ユダヤ教徒は祈りの際に黒い小箱(ヒラクティリー)を額に結びつけ羊の角笛ショーファールを吹くが、山伏も黒い小箱(頭襟)を額に結びつけ角笛に似た形の法螺貝を吹く点で、非常に類似している。
確かにヒラクティリーは面白いと思うが、山伏の文化がユダヤ教徒に伝わったと考えても理屈は合う。
偽史運動
今回の文章の内容も、実はすでに世間では発生していた。
古代日本人は、ユダヤ人の先祖であるという説(古代イスラエル12支族=ユダヤ民族(ユダ族、ベニヤミン族、レビ族の3族)との勘違いから派生した説)。ウィキペディア
ただ、日本人が西洋人の祖先だったという説は、あまり面白くなく、外国の風習をよく知らないので、ピンと来ないのだろう。
それ以外にも、韓ユ同祖論、日本人シュメール起源説があり、日本の万葉集は古代朝鮮語で読み解けるという本が、ベストセラーになったことを覚えている人も多いだろう。
学術的には偽史運動のひとつとされていて、この手の起源説はオカルト等では人気のジャンルである。ウィキペディア
そう、面白いのだ。
若いころ、九州弁の「ばってん」は、英語の「but end」「but then」からきているという話を聞いて、心躍ったことを思い出した。
集合的無意識
これをどう捉えればいいのだろうか。
世界中には似たような伝説や所作が多いのも事実である。
この疑問に心理学者が回答らしきものを見つけている。
スイスの精神分析家であり、心理学者のカール・グスタフ・ユングである。
集合的無意識は、普遍的無意識とも呼ばれていて、昔から現代まで変わらない、人間の無意識の根底となる心理構造のことを指す。
言語連想試験の研究によってコンプレックスの概念を見出したユングは、個人のコンプレックスより更に深い無意識の領域に、個人を越えた、集団や民族、人類の心に普遍的に存在すると考えられる先天的な元型の作用力動を見出した。
元型の作用と、その結果として個人の夢や空想に現れうる種の典型的なイメージは、様々な時代や民族の神話にも共通して存在し、このため、元型や元型が存在すると仮定される領域は、民族や人類に共通する古態的(アルカイク)な無意識と考えられ、この故に、ユングはこの無意識領域を「集合的無意識」と名づけた。
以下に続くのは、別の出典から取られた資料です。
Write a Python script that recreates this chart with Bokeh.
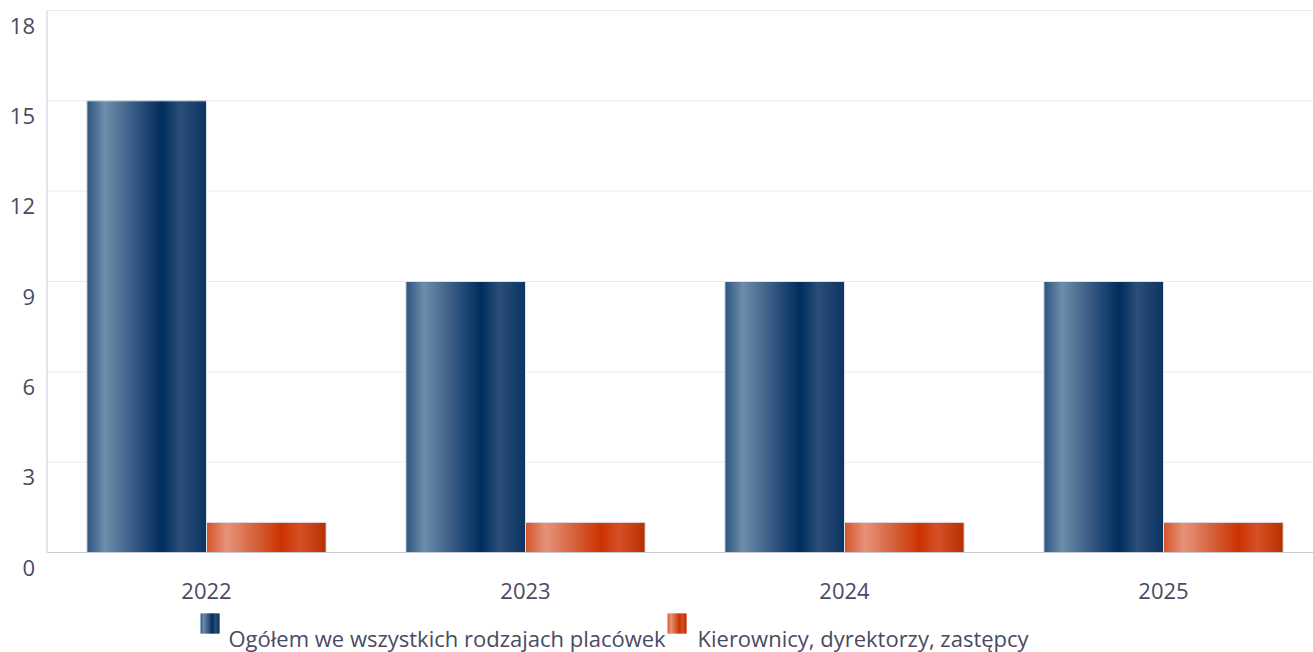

ウィキペディア
ユングは、物事を捉えるとき『人類の心の中で脈々と受け継がれてきた“何か”がある』と説いているという。
すべてをこれで片づけることはできないが、現在の学説である人類の起源はアフリカにあるという、単一起源説もあるので、ありうるかなとも思う。
量子もつれ
最近の量子情報理論はどんどん進んでいて、これまで考えもつかなかった現象が発見されている。
超簡単に言えば、量子同士が相互作用をすると非常に強い相関を示すというものである。
詳しく知りたい方はネットで調べてほしい。
これにより、超能力とされていた、テレパシーやテレポーテーションなどが理論上可能という説もある。
この現実の現象を土台にすれば、ユダヤ人と日本人の似ている風俗や習慣の謎も解くことができると思うのだが、残念ながら現在は流行っていない。
残念である。
最後に
古代の歴史は面白い。
大昔の事だから、なかなか証拠になるようなものも発見されそうにもない。
友人が言っていたが、古代史って「言ったもん勝ち」なのでついていけないよと言っていた。
確かに、この手の話は、自説を曲げないし、反論も否定し論破しようとする。さらに、説を押し付けてくるので、辟易してしまう事も多い。
ただ思うのだが、伝説を信じトロイの遺跡を発見したシュリーマンの例もある。
オカルト偽歴史の中に、もしかしたら真実があるのかな。
そんな温かい目で、眺めてほしいと思う。